Edit: thanks for the responses everyone. I think this was just a streak of bad luck. As some have suggested, I will try to do phone calls or video chats before meeting in person, because as they said, if the person flakes out on a call, it’s less time and effort that I had to put into that compared to a date. Also, I will remind myself that if there are no solid plans made, it’s not a date. I appreciate everyone that took the time to respond. 😀

17 comments
  1. This is incredibly common on apps. When you can set up an account/profile in 5 minutes and literally swipe while pooping, you get anyone and everyone f*cking around on them.

    Personally, I won’t meet without a phone call or video chat first. I’m looking for a LTR so I consider it part of my ‘screening’ and a way to weed out the poop swipers from the people that are a bit more serious. It also helps to establish a connection and IMO, leads to better first dates. I think it’s also better to get flaked on over a phone call then it is for actual in-person date since there’s less effort involved.

  2. First three men set up plans with other people and you were their just in case, pretty common.

    Fourth man just wanted low effort sex, actually the most common.

    Wait until you meet the guys who blow up your phone demanding you show up somewhere immediately on their timeline.

    Also in Portland I encounter man who doesn’t work a regular schedule and can only meet on Tuesdays at 2:35pm.

  3. If they don’t set a day, time, and location when they’re talking about meeting up, then they’re just screwing around, and you should pass.

  4. I (64/m) had quite similar experience with OLD (seeking women 40–65) about 5 years ago. After 6–7 weeks of crazy, flakey, first-date-from-hell bullshit experiences, I deleted my profiles from the apps & haven’t looked back. The IRL dating pool is much easier to wade through.

  5. As far as I’m concerned, if you haven’t set a specific time and a place, you haven’t set up a date. “Let’s do something fun this Saturday” works with old friends but probably not with strangers.

    That said, sometimes people just cancel for whatever reason, stop using the app, get busy or forget. I’ve had far fewer flakes after I made a habit out of exchanging numbers and switching to text when setting up the date.

  6. these are men who have a few women lined up and then pick one. they double up in case one date falls through. same as women.

    at some point we forgot the other person is a person. this is one of those disastrous consequences of the industrial revolution you hear about.

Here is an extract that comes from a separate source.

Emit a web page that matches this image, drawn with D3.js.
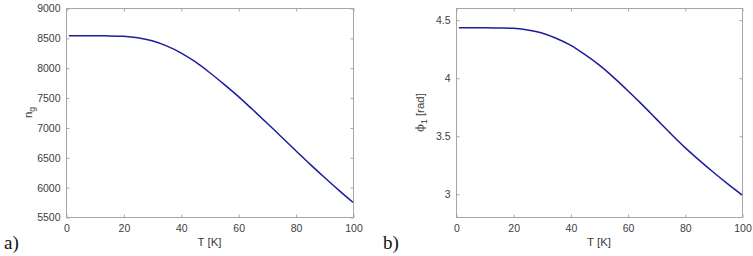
<!DOCTYPE html>
<head>
    <script src="https://d3js.org/d3.v7.min.js"></script>
    <style>
        body { margin: 0; background: #fff; }
        svg text { font-family: "Liberation Sans", Arial, sans-serif; }
    </style>
</head>

<body>
    <div id="chart"></div>
</body>

<script>
    // temperature samples (K) and the two curves
    const temps = [1, 5, 10, 15, 20, 25, 30, 35, 40, 45, 50, 55, 60, 65, 70, 75, 80, 85, 90, 95, 100];
    const ngValues = [8535, 8535, 8535, 8533, 8525, 8500, 8450, 8365, 8250, 8100, 7920,
                      7725, 7520, 7300, 7075, 6845, 6615, 6385, 6165, 5950, 5745];
    const phiValues = [4.43, 4.43, 4.43, 4.428, 4.425, 4.41, 4.385, 4.34, 4.28, 4.20, 4.11,
                       4.005, 3.89, 3.77, 3.645, 3.52, 3.40, 3.29, 3.185, 3.085, 2.99];

    const xTicks = [0, 20, 40, 60, 80, 100];
    const ngTicks = [5500, 6000, 6500, 7000, 7500, 8000, 8500, 9000];
    const phiTicks = [3, 3.5, 4, 4.5];

    const width = 753,
        height = 256;

    const svg = d3.select("#chart")
        .append("svg")
        .attr("width", width)
        .attr("height", height);

    const panels = [
        { label: "a)", left: 66, right: 353, values: ngValues, domain: [5500, 9000], ticks: ngTicks,
          labelX: 4, ylabX: 32 },
        { label: "b)", left: 456, right: 742, values: phiValues, domain: [2.8, 4.6], ticks: phiTicks,
          labelX: 383, ylabX: 424 }
    ];

    const plotTop = 8, plotBottom = 217;
    const axisCol = "#a6a6a6", textCol = "#404040";

    panels.forEach((p, k) => {
        const x = d3.scaleLinear().domain([0, 100]).range([p.left, p.right]);
        const y = d3.scaleLinear().domain(p.domain).range([plotBottom, plotTop]);
        const g = svg.append("g");

        // box
        g.append("rect")
            .attr("x", p.left + 0.5).attr("y", plotTop + 0.5)
            .attr("width", p.right - p.left).attr("height", plotBottom - plotTop)
            .attr("fill", "none").attr("stroke", axisCol);

        // axes with inward ticks, mirrored on top/right
        g.append("g").attr("transform", `translate(0.5,${plotBottom + 0.5})`)
            .call(d3.axisBottom(x).tickValues(xTicks).tickSizeInner(-3).tickSizeOuter(0).tickPadding(7));
        g.append("g").attr("transform", `translate(0.5,${plotTop + 0.5})`)
            .call(d3.axisTop(x).tickValues(xTicks).tickSizeInner(-3).tickSizeOuter(0).tickFormat(""));
        g.append("g").attr("transform", `translate(${p.left + 0.5},0.5)`)
            .call(d3.axisLeft(y).tickValues(p.ticks).tickSizeInner(-3).tickSizeOuter(0).tickPadding(6)
                .tickFormat(d3.format("~g")));
        g.append("g").attr("transform", `translate(${p.right + 0.5},0.5)`)
            .call(d3.axisRight(y).tickValues(p.ticks).tickSizeInner(-3).tickSizeOuter(0).tickFormat(""));

        g.selectAll(".domain").remove();
        g.selectAll(".tick line").attr("stroke", axisCol);
        g.selectAll(".tick text").attr("fill", textCol).style("font-size", "10.5px");

        // curve
        const line = d3.line()
            .x((d, i) => x(temps[i]))
            .y(d => y(d))
            .curve(d3.curveMonotoneX);

        g.append("path")
            .datum(p.values)
            .attr("d", line)
            .attr("fill", "none")
            .attr("stroke", "#1c1c9c")
            .attr("stroke-width", 1.5);

        // x label
        g.append("text")
            .attr("x", (p.left + p.right) / 2).attr("y", 246)
            .attr("text-anchor", "middle")
            .attr("fill", textCol).style("font-size", "11.5px")
            .text("T [K]");

        // y label
        const yl = g.append("text")
            .attr("transform", `translate(${p.ylabX},${(plotTop + plotBottom) / 2}) rotate(-90)`)
            .attr("text-anchor", "middle")
            .attr("fill", textCol).style("font-size", "11.5px");
        if (k == 0) {
            yl.append("tspan").text("n");
            yl.append("tspan").attr("dy", 3).style("font-size", "8.5px").text("g");
        } else {
            yl.append("tspan").style("font-family", "DejaVu Serif").text("\u03d5");
            yl.append("tspan").attr("dy", 3).style("font-size", "8.5px").text("1");
            yl.append("tspan").attr("dy", -3).text(" [rad]");
        }

        // panel letter
        g.append("text")
            .attr("x", p.labelX).attr("y", 249)
            .style("font-family", "'Liberation Serif', 'DejaVu Serif', serif")
            .style("font-size", "19px")
            .attr("fill", "#111")
            .text(p.label);
    });
</script>
</html>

  7. Sometimes you just have to wade through the garbage. Apps like these encourage low commitment filler talks where you can basically say or do whatever you want within reason, and men tend to think more with their nether regions and relatively short term. So it’s a lot of filtering. Sometimes there’s chemistry right away, others there’s a dry spell with plenty of “hallucinated oasis” so to speak.

  8. ” on holiday”

    does it say that on your profile, did you mention that?

    theres your answer, everybody knows you are just looking for a quick bang, turns out the desire for a relationship is alive and well

  9. That’s a bad streak, I’m sorry. Seems men deal with the same thing. Goes to show people are just shitty all around

  10. Certain apps seem to have more flaky “candidates” than others. I have no idea why! Maybe try a different app and, if the same thing happens, then maybe something else is going on. (Can’t imagine what!)

  11. If the plans aren’t solid, they aren’t plans. But also…………you have to tell them this so that it isn’t happening again.

  12. The common denominator might feel like it’s you, but it’s not, it’s Online Dating. I am not a fan of online dating so this is gonna be a biased perspective.

    It is my firm belief that until we meet someone in person, we aren’t really seen as a real human being to them – we are essentially a simulation to interact with, or not, depending on our mood. Cancelling, dropping plans, ignoring texts etc is too easy when there is no obligation, no tangible reason to meet each other and no real world consequences for how we behave.

    A tip I would give to avoid being cancelled on, is try move your interactions away from texts early on. Voice notes, phone calls, video chats – anything that makes you more ‘real’ to the other person.

    But my real tip is you seem like an enthusiastic person who is confident enough to arrange dates with new people, so I’d wonder if there are opportunities around you to meet people, make new friendships in real life scenarios that might lead to finding guys to date. I (35F) deleted all online dating profiles at the beginning of this year in favour of making new friends IRL, and several of those friendships have lead to dates, sex, fun, excitement and a level of confidence I never once had using apps.

  13. I’ve never experienced this on the apps, BUT I can 100% guarantee it’s nothing regarding you that’s causing this. They don’t know you at all so it’s impossible for it to be that. I would instead look at the men that you are engaging with on the apps.

  14. I call them non dates. Dates that don’t happen for whatever reason. At first I found it frustrating but now I just take it with a large bag of salt. After quite a few non dates I actually had a date this week so think it’s just a run of flaky people and dodged a few bullets.

  15. tire kickers or married/SO comes to my mind. If someone is interested they will set a day, time, and place to meet and STICK WITH IT. If they have to reschedule it is THEIR job to set a day time and place to meet. I have had dates where they asked a couple hours before to move it to a later time for example from 6PM to 7PM I have no issues with that at least if I have a couple hours notice.